REVIEW: Blackeyed Theatre's Jane Eyre (Online)

Earlier this year NT Live streamed their 2017 co-production with Bristol Old Vic of Jane Eyre as part of their National Theatre at Home season with its large scaffolding set and three-hour running time. It was a fine production in typical NT style. Now Black-eyed theatre brings their more stripped back version adapted by Nick Lane and captured at the delightful Wilde Theatre in South Hill Park in Bracknell. He selectively retells the story of Charlotte Bronte’s 19th-century heroine in just over two hours and focuses on the key relationship between Jane and Rochester. The result is more accessible, more engaging and a very enjoyable watch with a straightforward capture of the show.

Simply staged with a dark setting by Victoria Spearing (the Wilde’s resident designer) with beams that only hint of the various building her story takes us to and a few props consisting of two benches, two chairs and a table, the focus is on the performances.
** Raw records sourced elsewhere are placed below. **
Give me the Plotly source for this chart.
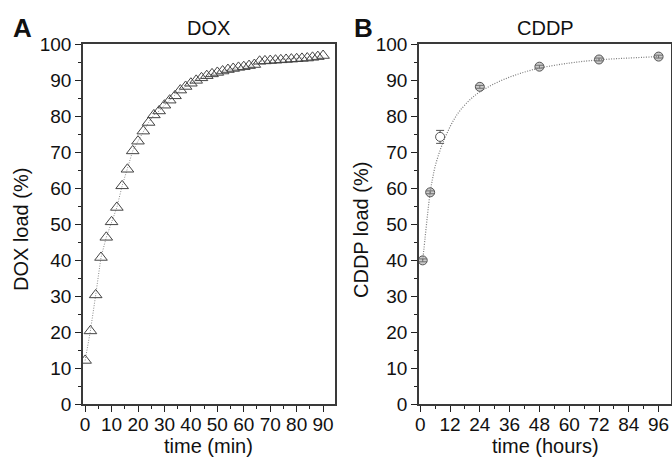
import plotly.graph_objects as go

# ---- Data ----
dox_time = list(range(0, 92, 2))
dox_load = [12.1, 20.3, 30.3, 40.7, 46.3, 50.6, 54.6, 60.6, 65.2, 70.3,
            73.0, 75.8, 78.2, 80.3, 81.4, 83.0, 84.4, 85.6, 87.2, 88.2,
            89.1, 89.9, 90.6, 91.2, 91.7, 92.1, 92.5, 92.9, 93.2, 93.5,
            93.7, 94.0, 94.3, 95.2, 95.3, 95.4, 95.5, 95.6, 95.7, 95.8,
            95.9, 96.0, 96.1, 96.3, 96.5, 96.8]

cddp_time = [1, 4, 8, 24, 48, 72, 96]
cddp_load = [39.9, 58.8, 74.2, 88.1, 93.7, 95.7, 96.5]
cddp_err = [0.4, 0.4, 1.8, 0.4, 0.4, 0.4, 0.4]

fit_time = [1, 2, 3, 4, 5, 6, 8, 10, 12, 14, 16, 20, 24, 30, 36, 42, 48, 60, 72, 84, 96]
fit_load = [40.0, 46.5, 53.0, 58.8, 62.7, 66.0, 70.5, 74.0, 77.0, 79.5, 81.5,
            84.5, 86.7, 89.0, 90.8, 92.2, 93.3, 94.7, 95.6, 96.1, 96.5]

FONT = "Liberation Sans"
W, H = 672, 457

fig = go.Figure()

fig.add_trace(go.Scatter(
    x=dox_time, y=dox_load, mode="lines+markers", xaxis="x", yaxis="y",
    line=dict(color="#8a8a8a", width=1, dash="1px,1.5px"),
    marker=dict(symbol="triangle-up-open", size=11, color="#444444",
                line=dict(width=1)),
    showlegend=False))

fig.add_trace(go.Scatter(
    x=fit_time, y=fit_load, mode="lines", xaxis="x2", yaxis="y2",
    line=dict(color="#7a7a7a", width=1.2, dash="1px,1.5px", shape="spline"),
    showlegend=False))

fig.add_trace(go.Scatter(
    x=cddp_time, y=cddp_load, mode="markers", xaxis="x2", yaxis="y2",
    error_y=dict(type="data", array=cddp_err, color="#555555", thickness=1, width=4),
    marker=dict(symbol="circle", size=9,
                color=["rgba(140,140,140,0.45)"] * 2 + ["white"] + ["rgba(140,140,140,0.45)"] * 4,
                line=dict(color="#555555", width=1)),
    showlegend=False))

def px(v):
    return v / W

def py(v):
    return 1 - v / H

axis_common = dict(
    showgrid=False, zeroline=False, showline=True, mirror=True, automargin=False,
    linecolor="#3a3a3a", linewidth=1.5,
    ticks="outside", ticklen=6, tickwidth=1.2, tickcolor="#222222",
    tickfont=dict(family=FONT, size=19, color="#111111"),
)
minor_common = dict(ticklen=3, ticks="outside", tickcolor="#222222", tickwidth=1)

fig.update_layout(
    width=W, height=H,
    margin=dict(l=0, r=0, t=0, b=0),
    paper_bgcolor="white", plot_bgcolor="white",
    xaxis=dict(domain=[px(83), px(335)], range=[-0.8, 94.5],
               tickmode="array", tickvals=list(range(0, 91, 10)),
               minor=dict(tickvals=list(range(5, 91, 10)), **minor_common),
               ticklabelstandoff=-4, anchor="y", **axis_common),
    yaxis=dict(domain=[py(404), py(44)], range=[0, 100],
               tickmode="array", tickvals=list(range(0, 101, 10)),
               minor=dict(tickvals=list(range(5, 100, 10)), **minor_common),
               anchor="x", **axis_common),
    xaxis2=dict(domain=[px(419), px(671)], range=[-0.5, 101.0],
                tickmode="array", tickvals=list(range(0, 97, 12)),
                minor=dict(tickvals=list(range(6, 97, 12)), **minor_common),
                ticklabelstandoff=-4, anchor="y2", **axis_common),
    yaxis2=dict(domain=[py(404), py(44)], range=[0, 100],
                tickmode="array", tickvals=list(range(0, 101, 10)),
                minor=dict(tickvals=list(range(5, 100, 10)), **minor_common),
                anchor="x2", **axis_common),
)

annots = [
    dict(text="<b>A</b>", x=22, y=28, size=26, angle=0),
    dict(text="<b>B</b>", x=363, y=28, size=26, angle=0),
    dict(text="DOX", x=208, y=28, size=20, angle=0),
    dict(text="CDDP", x=545, y=28, size=20, angle=0),
    dict(text="time (min)", x=208, y=446, size=20, angle=0),
    dict(text="time (hours)", x=545, y=446, size=20, angle=0),
    dict(text="DOX load (%)", x=21, y=230, size=20, angle=-90),
    dict(text="CDDP load (%)", x=361, y=230, size=20, angle=-90),
]
for a in annots:
    fig.add_annotation(text=a["text"], x=px(a["x"]), y=py(a["y"]), xref="paper", yref="paper",
                       showarrow=False, xanchor="center", yanchor="middle",
                       textangle=a["angle"],
                       font=dict(family=FONT, size=a["size"], color="#111111"))

fig.write_html("out.html",
               config={"displayModeBar": False},
               post_script="document.body.style.margin='0';document.body.style.overflow='hidden';")
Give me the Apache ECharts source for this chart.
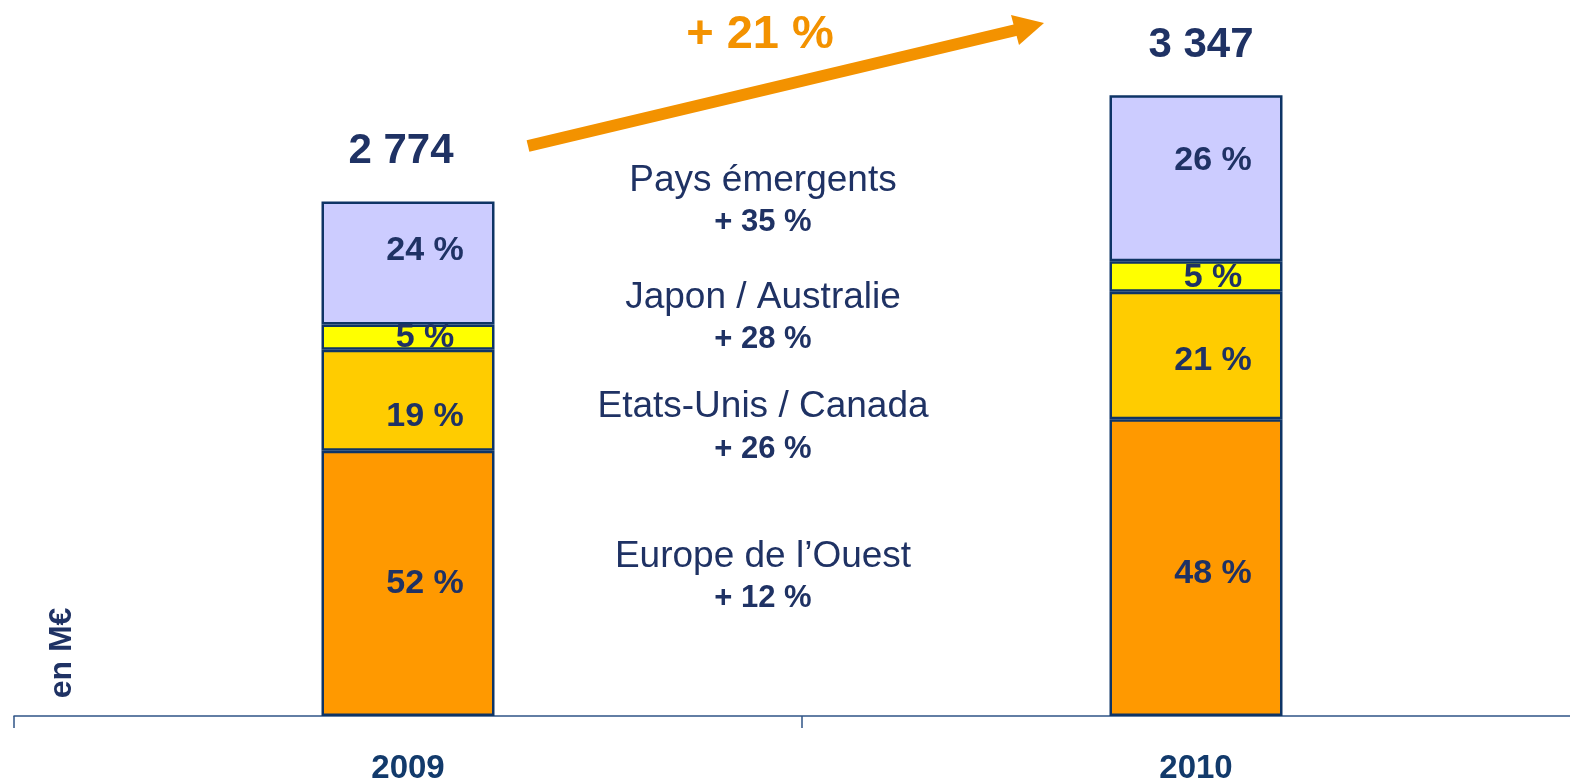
<!DOCTYPE html>
<html>
<head>
<meta charset="utf-8">
<script src="https://cdn.jsdelivr.net/npm/echarts@6/dist/echarts.min.js"></script>
<style>html,body{margin:0;padding:0;background:#fff;}#c{width:1570px;height:780px;}</style>
</head>
<body>
<div id="c"></div>
<script>
// ---- data ----
var categories = ['2009', '2010'];
var seriesNames = ["Europe de l’Ouest", 'Etats-Unis / Canada', 'Japon / Australie', 'Pays émergents'];
var europe = [1430, 1600];
var usCanada = [545, 687];
var japonAustralie = [135, 164];
var emergents = [664, 896];
var europePct = ['52 %', '48 %'];
var usCanadaPct = ['19 %', '21 %'];
var japonPct = ['5 %', '5 %'];
var emergentsPct = ['24 %', '26 %'];
var totals = ['2 774', '3 347'];
var growthLabels = ['+ 12 %', '+ 26 %', '+ 28 %', '+ 35 %'];
var totalGrowth = '+ 21 %';
var unitLabel = 'en M€';

// ---- styles ----
var FONT = '"Liberation Sans", Arial, sans-serif';
var NAVY = '#1F3264';
var BORDER = '#0E3466';
var colors = ['#FF9900', '#FFCC00', '#FFFF00', '#CCCCFF'];
var labelOffsets = [
  [[17, 0], [17, 6]],
  [[17, 16], [17, 5]],
  [[17, 0], [17, 1]],
  [[17, -12], [17, -18]]
];
var totalOffsets = [[-7, 0], [5, 0]];
var valuesList = [europe, usCanada, japonAustralie, emergents];
var pctList = [europePct, usCanadaPct, japonPct, emergentsPct];

var chart = echarts.init(document.getElementById('c'));

var series = valuesList.map(function (vals, si) {
  return {
    name: seriesNames[si],
    type: 'bar',
    stack: 'total',
    barWidth: 173,
    itemStyle: { color: colors[si], borderColor: BORDER, borderWidth: 2.5 },
    data: vals.map(function (v, i) {
      return {
        value: v,
        label: {
          show: true,
          position: 'inside',
          offset: labelOffsets[si][i],
          formatter: pctList[si][i],
          fontFamily: FONT,
          fontWeight: 'bold',
          fontSize: 34,
          color: NAVY
        }
      };
    })
  };
});

series.push({
  name: 'Total',
  type: 'bar',
  stack: 'total',
  barWidth: 173,
  itemStyle: { color: 'transparent', borderWidth: 0 },
  data: totals.map(function (t, i) {
    return {
      value: 0,
      label: {
        show: true,
        position: 'top',
        distance: 29,
        offset: totalOffsets[i],
        formatter: t,
        fontFamily: FONT,
        fontWeight: 'bold',
        fontSize: 42,
        color: NAVY
      }
    };
  })
});

var midX = 763;
var regionYs = [557, 407, 298, 181];
var growthYs = [598, 449, 339, 222];
var graphics = [];
seriesNames.forEach(function (n, i) {
  graphics.push({
    type: 'text', x: midX, y: regionYs[i],
    style: { text: n, font: '37px ' + FONT, fill: NAVY, align: 'center', verticalAlign: 'middle' }
  });
  graphics.push({
    type: 'text', x: midX, y: growthYs[i],
    style: { text: growthLabels[i], font: 'bold 31px ' + FONT, fill: NAVY, align: 'center', verticalAlign: 'middle' }
  });
});
graphics.push({
  type: 'line',
  shape: { x1: 528, y1: 146, x2: 1016, y2: 30 },
  style: { stroke: '#F39200', lineWidth: 12 }
});
graphics.push({
  type: 'polygon',
  shape: { points: [[1044, 23], [1011, 15], [1019, 45]] },
  style: { fill: '#F39200' }
});
graphics.push({
  type: 'text', x: 760, y: 35,
  style: { text: totalGrowth, font: 'bold 47px ' + FONT, fill: '#F39200', align: 'center', verticalAlign: 'middle' }
});
graphics.push({
  type: 'text', x: 62, y: 653, rotation: Math.PI / 2,
  style: { text: unitLabel, font: 'bold 32px ' + FONT, fill: NAVY, align: 'center', verticalAlign: 'middle' }
});

chart.setOption({
  animation: false,
  backgroundColor: '#fff',
  grid: { left: 14, right: -20, top: 0, bottom: 64, containLabel: false, outerBoundsMode: 'none' },
  xAxis: {
    type: 'category',
    data: categories,
    axisLine: { lineStyle: { color: '#2F5486', width: 1.5 } },
    axisTick: { show: true, length: 12, lineStyle: { color: '#2F5486', width: 1.5 } },
    axisLabel: { margin: 36, fontFamily: FONT, fontWeight: 'bold', fontSize: 33, color: '#123A6B' }
  },
  yAxis: {
    type: 'value', min: 0, max: 3860, show: false,
    splitLine: { show: false }
  },
  series: series,
  graphic: graphics
});
</script>
</body>
</html>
Actor musicians play virtually throughout as an underscore with occasional original songs and dance by George Jennings and Sammy Fonfe creating a melancholy mournful period feel against which the story is told. We skip relatively quickly over Jane’s unhappy childhood in Gateshead Hall with the bullying John and heartless Mrs Reed and her eight-year stay at Lowood School although her friendship with Helen is touchingly portrayed. When she arrives at Thornfield Hall where Jane at the age of 18 becomes a Governess to Adele the story takes off.